Morgan spoke Tuesday as part of a role model project called “Success Looks Like Me.” Developed by the Cultures of Giving Legacy Initiative, it provides children in low-income communities of color with opportunities to interact with successful adults who look like they do.
Undeterred as a youngster, Morgan has been leading orchestras and symphonies for the past 43 years.
Setting a goal and marching toward it was the message he conveyed to about 75 students at Performing Arts plus others throughout the Buffalo Public Schools watching his presentation by videoconferencing.
Morgan will be a guest conductor Friday when Kathleen Battle joins the Buffalo Philharmonic Orchestra for “The Underground Railroad: An Evening of Spirituals” at 8 p.m. in Kleinhans Music Hall.
But on Tuesday, he shared his personal success story with students.
“Keep going forward toward the goal,” he said. “Many [performers] may not be the best at what they do, but they had the determination to get there. If you have that determination, you can have a career.”
A native of Washington, D.C., the 55-year-old Morgan is no stranger to Buffalo. He did a stint as an apprentice conductor with the BPO when he was 21 years old.
“It’s always sentimental to come back here. Buffalo is really important to me,” he said.
Morgan, the music director at Oakland East Bay Symphony for the past 23 years, decided as a third-grader that he wanted to be a conductor. From there, he took every opportunity to see people doing what he wanted to do.
One of his “biggest gigs” was as a student conductor for the D.C. Youth Orchestra when he was 12.
“No one had done it before, and I don’t believe anyone has done it since,” Morgan said.
He achieved another milestone as a fellowship conductor at Tanglewood, the summer home of the Boston Symphony Orchestra, where he met Leonard Bernstein, he said.
Early on, Morgan had set a goal to reach Tanglewood by age 20. He made it at 19, another first in his career.
“I was told that no one had ever been there at 19 as a conducting fellow,” he said.
“The thing I want to stress is, I decided I wanted to do something, and I kept telling people that I wanted to do it,” he said.
Morgan explained some of the keys to his success with students in the question-and-answer session following his talk.
“There is no rule,” he told Christopher McMillan, an 11th-grade African-American at Performing Arts who also wants to be a conductor and sought advice from Morgan.
“The most important thing you can do is see as many conductors as you can and then look for every possible opportunity to conduct anything,” he told Christopher.
“Out of the places you’ve conducted, where was your favorite and why?” asked Naomi Yanik, a senior who is an instrumental/vocal major at the school.
Working with orchestras in Birmingham, Ala., Cairo, the Congo and Paris were among his favorites.
“I love Paris.
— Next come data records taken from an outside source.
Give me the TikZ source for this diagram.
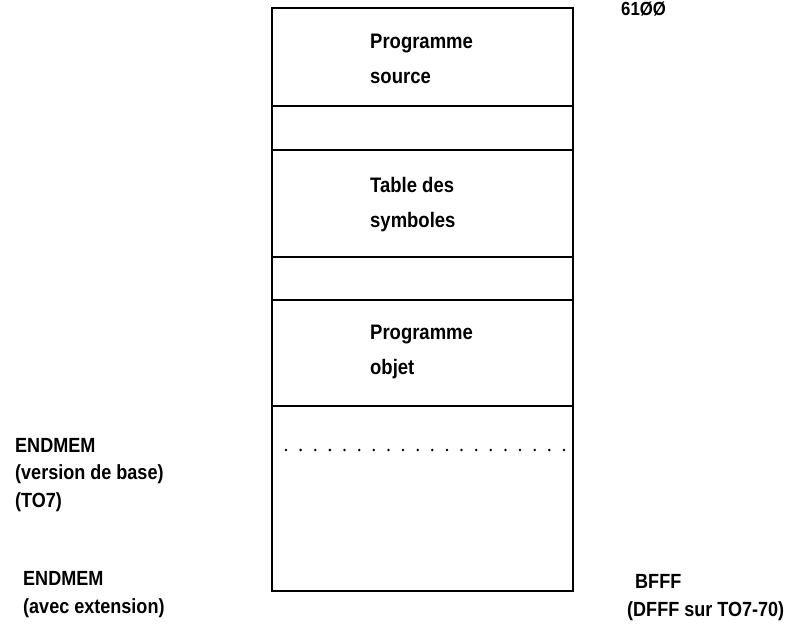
\documentclass[tikz,border=0pt]{standalone}
\usepackage{fontspec}
\setmainfont{Liberation Sans}[FakeStretch=0.88]
\usetikzlibrary{positioning}

\begin{document}
\begin{tikzpicture}[
    x=1pt, y=-1pt,
    node distance=0pt,
    zone/.style={rectangle, draw, line width=1.6pt, outer sep=0pt, inner sep=0pt, minimum width=301pt},
    lbl/.style={align=left, inner sep=0pt, anchor=base west, font=\fontsize{21}{35}\selectfont\bfseries},
    addr/.style={align=left, inner sep=0pt, anchor=base west, font=\fontsize{20.5}{27.5}\selectfont\bfseries}
]
\useasboundingbox (0,0) rectangle (808,636);

% Zones de la memoire
\node[zone, minimum height=98pt, anchor=north west] (src) at (272,8) {};
\node[zone, minimum height=44pt, below=of src] (gap1) {};
\node[zone, minimum height=107pt, below=of gap1] (sym) {};
\node[zone, minimum height=43pt, below=of sym] (gap2) {};
\node[zone, minimum height=106pt, below=of gap2] (obj) {};
\node[zone, minimum height=185pt, below=of obj] (free) {};

% Textes des zones (base = derniere ligne)
\node[lbl] (srcl) at (370,84) {Programme\\source};
\node[lbl] (syml) at (370,228) {Table des\\symboles};
\node[lbl] (objl) at (370,374) {Programme\\objet};

% Limite ENDMEM (version de base)
\foreach \i in {0,...,19}
  \fill (286+\i*14.63,450) circle (1.4pt);

% Adresses
\node[addr, font=\fontsize{19}{22}\selectfont\bfseries] (top) at (621,16) {61ØØ};
\node[addr] (endb) at (15,507) {ENDMEM\\(version de base)\\(TO7)};
\node[addr] (endx) at (23,613) {ENDMEM\\(avec extension)};
\node[addr] (bfff) at (627,616) {\hspace{8pt}BFFF\\(DFFF sur TO7-70)};
\end{tikzpicture}
\end{document}
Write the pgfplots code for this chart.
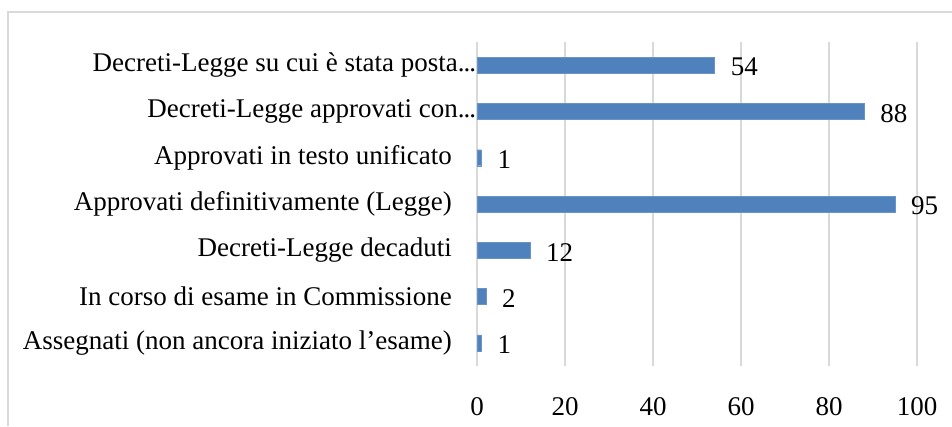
\documentclass[border=0pt]{standalone}
\usepackage{fontspec}
\setmainfont{Liberation Serif}
\usepackage{pgfplots}
\pgfplotsset{compat=1.18}
\definecolor{barblue}{HTML}{4F81BD}
\definecolor{gridgray}{HTML}{D9D9D9}

% truncated label: dots stick out towards the axis
\newcommand{\trunc}{\rlap{.\kern-1pt.\kern-1pt.}\kern-6pt\null}

\begin{document}
\begin{tikzpicture}
  \useasboundingbox (0,0) rectangle (952pt,426pt);
  % chart frame (only the left and top edges are visible)
  \draw[gridgray, line width=1.5pt] (8pt,0) -- (8pt,414pt) -- (952pt,414pt);
  \begin{axis}[
    at={(477pt,60pt)}, anchor=south west,
    scale only axis,
    width=440pt, height=324pt,
    xbar, bar width=16pt,
    xmin=0, xmax=100,
    ymin=-0.5, ymax=6.5,
    xtick={0,20,...,100},
    ytick={0,...,6},
    yticklabels={
      Assegnati (non ancora iniziato l’esame),
      In corso di esame in Commissione,
      Decreti-Legge decaduti,
      Approvati definitivamente (Legge),
      Approvati in testo unificato,
      Decreti-Legge approvati con\trunc,
      Decreti-Legge su cui è stata posta\trunc
    },
    axis line style={draw=none},
    major tick length=0pt,
    xmajorgrids, grid style={gridgray, line width=1.5pt},
    tick label style={font=\fontsize{27}{30}\selectfont},
    /pgf/number format/assume math mode=true,
    yticklabel style={anchor=east, inner sep=0pt, xshift=-25pt},
    xticklabel style={anchor=base, inner sep=0pt, yshift=-49pt},
    nodes near coords,
    nodes near coords style={font=\fontsize{27}{30}\selectfont,
      anchor=west, inner sep=0pt, xshift=16pt, yshift=-2pt, black},
  ]
    \addplot[draw=barblue!85!white, fill=barblue] coordinates {
      (1,0) (2,1) (12,2) (95,3) (1,4) (88,5) (54,6)
    };
  \end{axis}
\end{tikzpicture}
\end{document}
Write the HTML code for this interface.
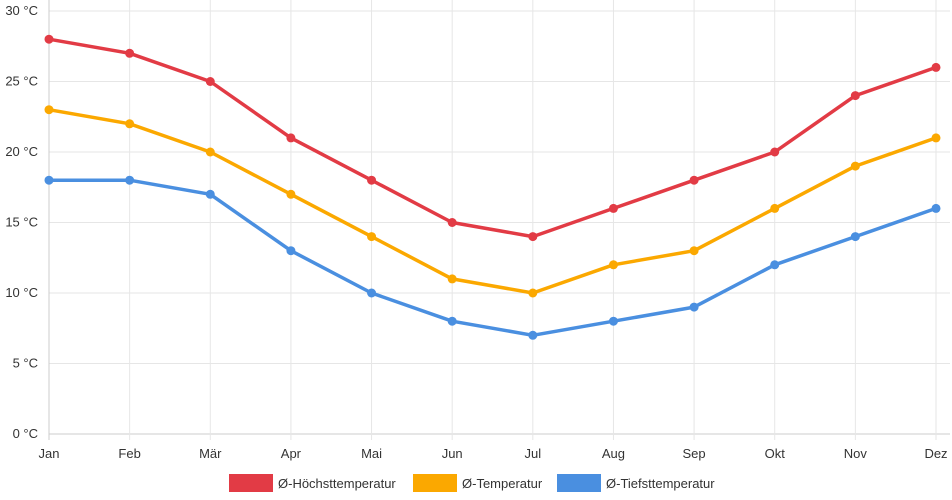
<!DOCTYPE html>
<html><head><meta charset="utf-8">
<style>
html,body{margin:0;padding:0;background:#fff;}
svg{display:block;font-family:"Liberation Sans",sans-serif;}
</style></head>
<body>
<svg id="chart" width="952" height="500" viewBox="0 0 952 500" xmlns="http://www.w3.org/2000/svg">
<g id="grid"></g>
<g id="yaxis"></g>
<g id="xaxis"></g>
<g id="series"></g>
<g id="legend"></g>
</svg>
<script>
const months = ["Jan","Feb","Mär","Apr","Mai","Jun","Jul","Aug","Sep","Okt","Nov","Dez"];
const highTemps = [28,27,25,21,18,15,14,16,18,20,24,26];
const meanTemps = [23,22,20,17,14,11,10,12,13,16,19,21];
const lowTemps = [18,18,17,13,10,8,7,8,9,12,14,16];
const yTicks = [0,5,10,15,20,25,30];
const seriesNames = ["Ø-Höchsttemperatur","Ø-Temperatur","Ø-Tiefsttemperatur"];
const seriesColors = ["#e23b45","#fba800","#4a8fe0"];

const NS="http://www.w3.org/2000/svg";
const x0=49,x1=936,yTop=11,yBot=434,yMax=30;
const xs=i=>x0+(x1-x0)*i/(months.length-1);
const ys=v=>yBot-(yBot-yTop)*v/yMax;
function mk(tag,attrs,parent){const e=document.createElementNS(NS,tag);for(const k in attrs)e.setAttribute(k,attrs[k]);parent.appendChild(e);return e;}
const grid=document.getElementById('grid'),ya=document.getElementById('yaxis'),xa=document.getElementById('xaxis'),sg=document.getElementById('series'),lg=document.getElementById('legend');

yTicks.forEach(t=>{
  const l=mk('line',{x1:x0,x2:x1+14,y1:ys(t),y2:ys(t),stroke:t===0?'#ccc':'#e6e6e6','stroke-width':1},grid);
  
  
  const tx=mk('text',{x:38,y:ys(t)+4,'text-anchor':'end','font-size':13,fill:'#333'},ya);
  tx.textContent=t+' °C';
  
  
});
months.forEach((m,i)=>{
  const l=mk('line',{x1:xs(i),x2:xs(i),y1:yTop-11,y2:yBot+6,stroke:i===0?'#ccc':'#e6e6e6','stroke-width':1},grid);
  
  
  const tx=mk('text',{x:xs(i),y:458,'text-anchor':'middle','font-size':13,fill:'#333'},xa);
  tx.textContent=m;
  
  
});
[highTemps,meanTemps,lowTemps].forEach((arr,si)=>{
  const g=mk('g',{},sg);
  
  
  const p=mk('polyline',{points:arr.map((v,i)=>xs(i)+','+ys(v)).join(' '),fill:'none',stroke:seriesColors[si],'stroke-width':3.5,'stroke-linejoin':'round'},g);
  
  
  arr.forEach((v,i)=>{
    const c=mk('circle',{cx:xs(i),cy:ys(v),r:4.5,fill:seriesColors[si]},g);
    
    
  });
});
const legX=[229,413,557];
seriesNames.forEach((n,i)=>{
  const g=mk('g',{},lg);
  
  
  mk('rect',{x:legX[i],y:474,width:44,height:18,fill:seriesColors[i]},g);
  const t=mk('text',{x:legX[i]+49,y:488,'font-size':13,fill:'#333'},g);
  t.textContent=n;
});
</script>
</body></html>
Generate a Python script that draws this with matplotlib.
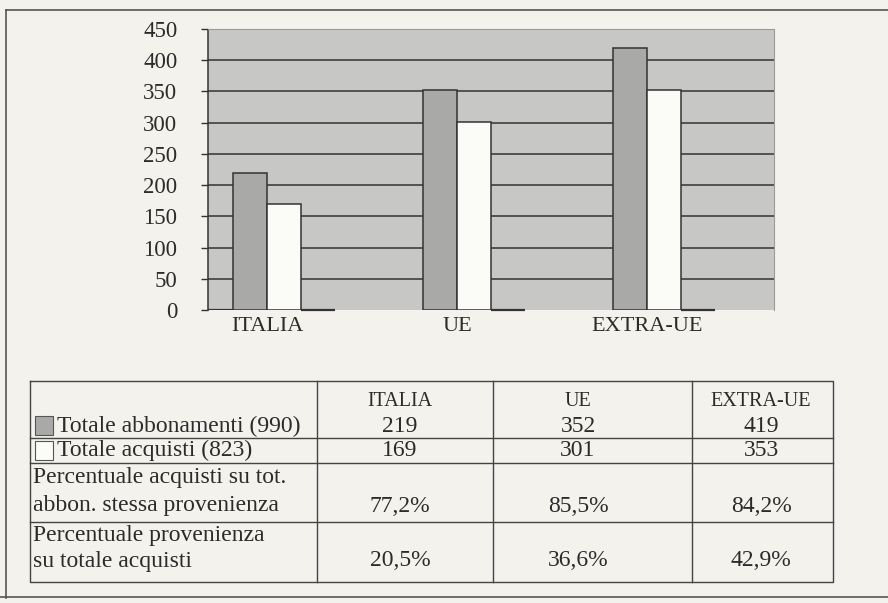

I could stay in Paris all the time,” he said.
At the end of his presentation, Morgan was given the Pay it Forward award from Cultures of Giving Legacy Initiative, artwork created by eighth-grader Angel Galarza.
He also made an impression on the students, especially the ones who surrounded him when the program concluded.
“It was good,” 11th-grader Tiera White said of the presentation. “It was interesting. It kept my attention.”